■ **EXERCISE DIRECTIONS**: Can you print the data exactly and leave out each image?

■ **DATA SECTION**:
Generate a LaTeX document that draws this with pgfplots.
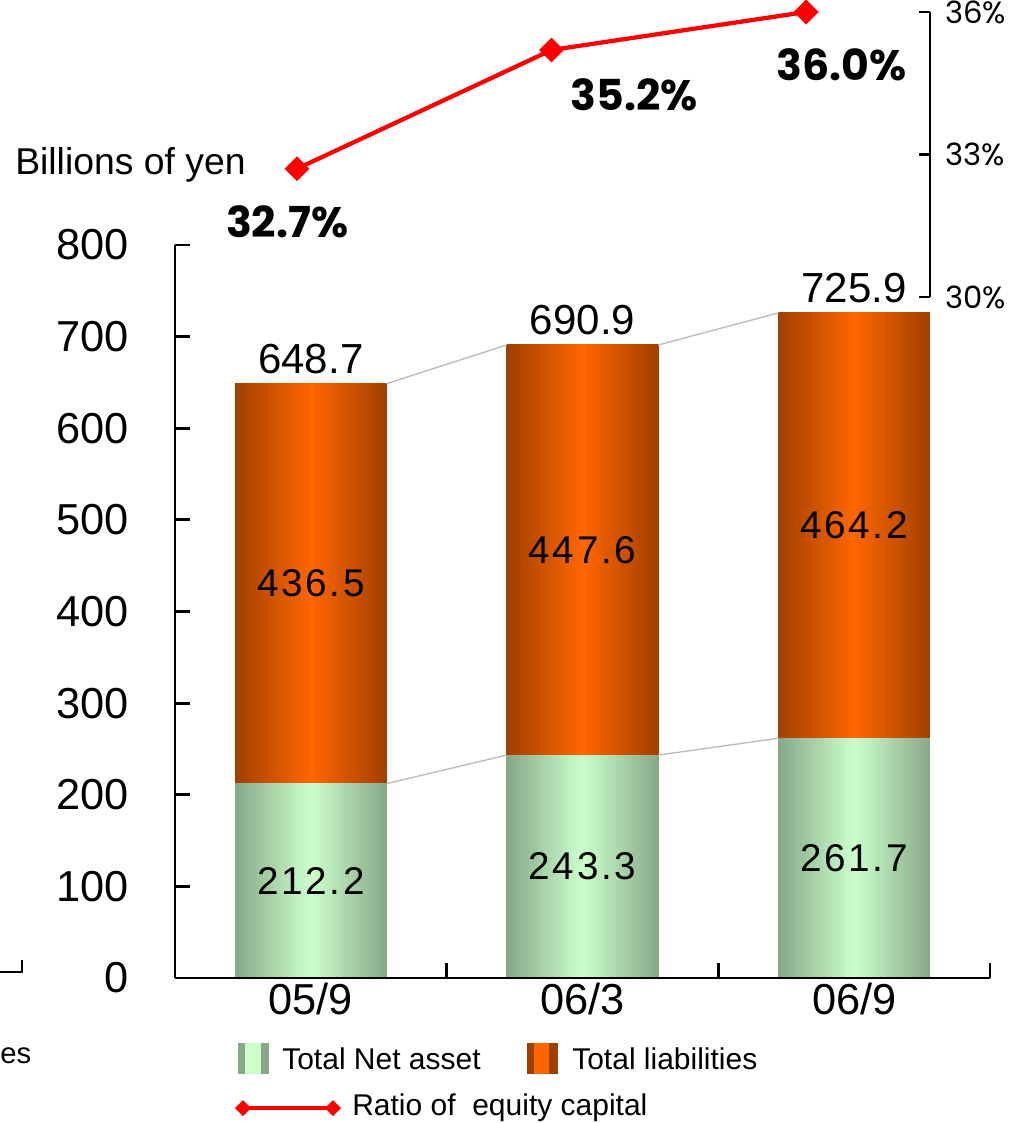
\documentclass[border=0pt]{standalone}
\usepackage{pgfplots}
\pgfplotsset{compat=1.18}
\usepackage{fontspec}
\setmainfont{Liberation Sans}
\newfontfamily\spaced[LetterSpace=7]{Liberation Sans}
\newfontfamily\pop{Poppins}
\definecolor{gdark}{HTML}{88A888}
\definecolor{glight}{HTML}{CCFFCC}
\definecolor{odark}{HTML}{A04000}
\definecolor{obright}{HTML}{FF6600}
\definecolor{conn}{HTML}{BBBBBB}
\pgfplotsset{
  gbar/.style={draw=none, left color=gdark, right color=gdark, middle color=glight},
  obar/.style={draw=none, left color=odark, right color=odark, middle color=obright},
  geom/.style={at={(131.25pt,-733.5pt)}, anchor=south west, scale only axis,
    width=611.25pt, height=549.75pt, xmin=-0.5, xmax=2.5, ymin=0, ymax=800},
  barcol/.style={geom, hide axis, ybar stacked, bar width=0.558},
}
\begin{document}
\begin{tikzpicture}
\useasboundingbox (0,0) rectangle (762.75pt,-842.25pt);
% ---------- bars, one stacked column per axis ----------
\begin{axis}[barcol]
\addplot[gbar] coordinates {(0,212.2)};
\addplot[obar] coordinates {(0,436.5)};
\end{axis}
\begin{axis}[barcol]
\addplot[gbar] coordinates {(1,243.3)};
\addplot[obar] coordinates {(1,447.6)};
\end{axis}
\begin{axis}[barcol]
\addplot[gbar] coordinates {(2,261.7)};
\addplot[obar] coordinates {(2,464.2)};
\end{axis}
% ---------- axis frame, connectors and labels ----------
\begin{axis}[
  geom, clip=false,
  axis x line*=bottom, axis y line*=left,
  axis line style={line width=2.2pt, -},
  ytick={0,100,...,800},
  xtick={-0.5,0.5,1.5,2.5}, xticklabels={},
  extra x ticks={0,1,2}, extra x tick labels={05/9,06/3,06/9},
  extra x tick style={major tick length=0pt},
  tick style={line width=2.2pt, black}, major tick length=11pt, tick align=inside,
  /pgf/number format/assume math mode=true,
  tick label style={font=\fontsize{32.5}{32.5}\selectfont},
  yticklabel style={xshift=-31pt},
]
\addplot[conn, line width=1pt] coordinates {(0.279,212.2) (0.721,243.3)};
\addplot[conn, line width=1pt] coordinates {(1.279,243.3) (1.721,261.7)};
\addplot[conn, line width=1pt] coordinates {(0.279,648.7) (0.721,690.9)};
\addplot[conn, line width=1pt] coordinates {(1.279,690.9) (1.721,725.9)};
\addplot[draw=none, nodes near coords, point meta=explicit symbolic,
  nodes near coords style={anchor=center, font=\spaced\fontsize{29}{29}\selectfont}]
  table[meta=lab, row sep=\\] {
  x y lab\\
  0 106.1 212.2\\
  1 121.65 243.3\\
  2 130.85 261.7\\
  0 430.45 436.5\\
  1 467.1 447.6\\
  2 493.8 464.2\\
};
\addplot[draw=none, nodes near coords, point meta=explicit symbolic,
  nodes near coords style={anchor=south, yshift=4pt, font=\fontsize{31.5}{31.5}\selectfont}]
  table[meta=lab, row sep=\\] {
  x y lab\\
  0 648.7 648.7\\
  1 690.9 690.9\\
  2 725.9 725.9\\
};
\end{axis}
% ---------- ratio axis ----------
\begin{axis}[
  at={(131.25pt,-222.75pt)}, anchor=south west, scale only axis,
  width=566.25pt, height=213.75pt,
  xmin=-0.4794, xmax=2.487, ymin=30, ymax=36,
  axis x line=none, axis y line*=right,
  axis line style={line width=2pt, -},
  ytick={30,33,36}, yticklabels={30\%,33\%,36\%},
  tick align=inside, major tick length=8pt, tick style={line width=2pt, black},
  yticklabel style={font=\pop\fontsize{23}{23}\selectfont, xshift=8pt},
  clip=false,
]
\addplot[red, line width=3.2pt, mark=square*, mark size=5pt, mark options={rotate=45}]
  coordinates {(0,32.7) (1,35.2) (2,36.0)};
\node[font=\pop\bfseries\fontsize{32}{32}\selectfont] at (axis cs:-0.039,31.58) {32.7\%};
\node[font=\pop\bfseries\fontsize{32}{32}\selectfont] at (axis cs:1.324,34.25) {35.2\%};
\node[font=\pop\bfseries\fontsize{32}{32}\selectfont] at (axis cs:2.141,34.88) {36.0\%};
\end{axis}
% ---------- free texts and legend ----------
\begin{scope}[x=0.75pt, y=-0.75pt]
\node[anchor=west, inner sep=0pt, font=\fontsize{28}{28}\selectfont] at (15,165) {Billions of yen};
\draw[line width=2.2pt] (0,972) -- (22,972) -- (22,960);
\node[anchor=west, inner sep=0pt, font=\fontsize{22}{22}\selectfont] at (0,1056) {es};
% legend row 1
\fill[gdark] (238,1043) rectangle (245,1074);
\fill[glight] (245,1043) rectangle (261,1074);
\fill[gdark] (261,1043) rectangle (269,1074);
\node[anchor=west, inner sep=0pt, font=\fontsize{22.5}{22.5}\selectfont] at (282,1059) {Total Net asset};
\fill[odark] (527,1043) rectangle (534,1074);
\fill[obright] (534,1043) rectangle (549,1074);
\fill[odark] (549,1043) rectangle (558,1074);
\node[anchor=west, inner sep=0pt, font=\fontsize{22.5}{22.5}\selectfont] at (572,1059) {Total liabilities};
% legend row 2
\draw[red, line width=3pt] (243,1108) -- (333,1108);
\fill[red] (243,1100) -- (251,1108) -- (243,1116) -- (235,1108) -- cycle;
\fill[red] (333,1100) -- (341,1108) -- (333,1116) -- (325,1108) -- cycle;
\node[anchor=west, inner sep=0pt, font=\fontsize{22.5}{22.5}\selectfont] at (352,1108) {Ratio of\ \ equity capital};
\end{scope}
\end{tikzpicture}
\end{document}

■ **COMPLETED TASK**:
Generate a LaTeX document that draws this with pgfplots.
\documentclass[border=0pt]{standalone}
\usepackage{pgfplots}
\pgfplotsset{compat=1.18}
\usepackage{fontspec}
\setmainfont{Liberation Sans}
\newfontfamily\spaced[LetterSpace=7]{Liberation Sans}
\newfontfamily\pop{Poppins}
\definecolor{gdark}{HTML}{88A888}
\definecolor{glight}{HTML}{CCFFCC}
\definecolor{odark}{HTML}{A04000}
\definecolor{obright}{HTML}{FF6600}
\definecolor{conn}{HTML}{BBBBBB}
\pgfplotsset{
  gbar/.style={draw=none, left color=gdark, right color=gdark, middle color=glight},
  obar/.style={draw=none, left color=odark, right color=odark, middle color=obright},
  geom/.style={at={(131.25pt,-733.5pt)}, anchor=south west, scale only axis,
    width=611.25pt, height=549.75pt, xmin=-0.5, xmax=2.5, ymin=0, ymax=800},
  barcol/.style={geom, hide axis, ybar stacked, bar width=0.558},
}
\begin{document}
\begin{tikzpicture}
\useasboundingbox (0,0) rectangle (762.75pt,-842.25pt);
% ---------- bars, one stacked column per axis ----------
\begin{axis}[barcol]
\addplot[gbar] coordinates {(0,212.2)};
\addplot[obar] coordinates {(0,436.5)};
\end{axis}
\begin{axis}[barcol]
\addplot[gbar] coordinates {(1,243.3)};
\addplot[obar] coordinates {(1,447.6)};
\end{axis}
\begin{axis}[barcol]
\addplot[gbar] coordinates {(2,261.7)};
\addplot[obar] coordinates {(2,464.2)};
\end{axis}
% ---------- axis frame, connectors and labels ----------
\begin{axis}[
  geom, clip=false,
  axis x line*=bottom, axis y line*=left,
  axis line style={line width=2.2pt, -},
  ytick={0,100,...,800},
  xtick={-0.5,0.5,1.5,2.5}, xticklabels={},
  extra x ticks={0,1,2}, extra x tick labels={05/9,06/3,06/9},
  extra x tick style={major tick length=0pt},
  tick style={line width=2.2pt, black}, major tick length=11pt, tick align=inside,
  /pgf/number format/assume math mode=true,
  tick label style={font=\fontsize{32.5}{32.5}\selectfont},
  yticklabel style={xshift=-31pt},
]
\addplot[conn, line width=1pt] coordinates {(0.279,212.2) (0.721,243.3)};
\addplot[conn, line width=1pt] coordinates {(1.279,243.3) (1.721,261.7)};
\addplot[conn, line width=1pt] coordinates {(0.279,648.7) (0.721,690.9)};
\addplot[conn, line width=1pt] coordinates {(1.279,690.9) (1.721,725.9)};
\addplot[draw=none, nodes near coords, point meta=explicit symbolic,
  nodes near coords style={anchor=center, font=\spaced\fontsize{29}{29}\selectfont}]
  table[meta=lab, row sep=\\] {
  x y lab\\
  0 106.1 212.2\\
  1 121.65 243.3\\
  2 130.85 261.7\\
  0 430.45 436.5\\
  1 467.1 447.6\\
  2 493.8 464.2\\
};
\addplot[draw=none, nodes near coords, point meta=explicit symbolic,
  nodes near coords style={anchor=south, yshift=4pt, font=\fontsize{31.5}{31.5}\selectfont}]
  table[meta=lab, row sep=\\] {
  x y lab\\
  0 648.7 648.7\\
  1 690.9 690.9\\
  2 725.9 725.9\\
};
\end{axis}
% ---------- ratio axis ----------
\begin{axis}[
  at={(131.25pt,-222.75pt)}, anchor=south west, scale only axis,
  width=566.25pt, height=213.75pt,
  xmin=-0.4794, xmax=2.487, ymin=30, ymax=36,
  axis x line=none, axis y line*=right,
  axis line style={line width=2pt, -},
  ytick={30,33,36}, yticklabels={30\%,33\%,36\%},
  tick align=inside, major tick length=8pt, tick style={line width=2pt, black},
  yticklabel style={font=\pop\fontsize{23}{23}\selectfont, xshift=8pt},
  clip=false,
]
\addplot[red, line width=3.2pt, mark=square*, mark size=5pt, mark options={rotate=45}]
  coordinates {(0,32.7) (1,35.2) (2,36.0)};
\node[font=\pop\bfseries\fontsize{32}{32}\selectfont] at (axis cs:-0.039,31.58) {32.7\%};
\node[font=\pop\bfseries\fontsize{32}{32}\selectfont] at (axis cs:1.324,34.25) {35.2\%};
\node[font=\pop\bfseries\fontsize{32}{32}\selectfont] at (axis cs:2.141,34.88) {36.0\%};
\end{axis}
% ---------- free texts and legend ----------
\begin{scope}[x=0.75pt, y=-0.75pt]
\node[anchor=west, inner sep=0pt, font=\fontsize{28}{28}\selectfont] at (15,165) {Billions of yen};
\draw[line width=2.2pt] (0,972) -- (22,972) -- (22,960);
\node[anchor=west, inner sep=0pt, font=\fontsize{22}{22}\selectfont] at (0,1056) {es};
% legend row 1
\fill[gdark] (238,1043) rectangle (245,1074);
\fill[glight] (245,1043) rectangle (261,1074);
\fill[gdark] (261,1043) rectangle (269,1074);
\node[anchor=west, inner sep=0pt, font=\fontsize{22.5}{22.5}\selectfont] at (282,1059) {Total Net asset};
\fill[odark] (527,1043) rectangle (534,1074);
\fill[obright] (534,1043) rectangle (549,1074);
\fill[odark] (549,1043) rectangle (558,1074);
\node[anchor=west, inner sep=0pt, font=\fontsize{22.5}{22.5}\selectfont] at (572,1059) {Total liabilities};
% legend row 2
\draw[red, line width=3pt] (243,1108) -- (333,1108);
\fill[red] (243,1100) -- (251,1108) -- (243,1116) -- (235,1108) -- cycle;
\fill[red] (333,1100) -- (341,1108) -- (333,1116) -- (325,1108) -- cycle;
\node[anchor=west, inner sep=0pt, font=\fontsize{22.5}{22.5}\selectfont] at (352,1108) {Ratio of\ \ equity capital};
\end{scope}
\end{tikzpicture}
\end{document}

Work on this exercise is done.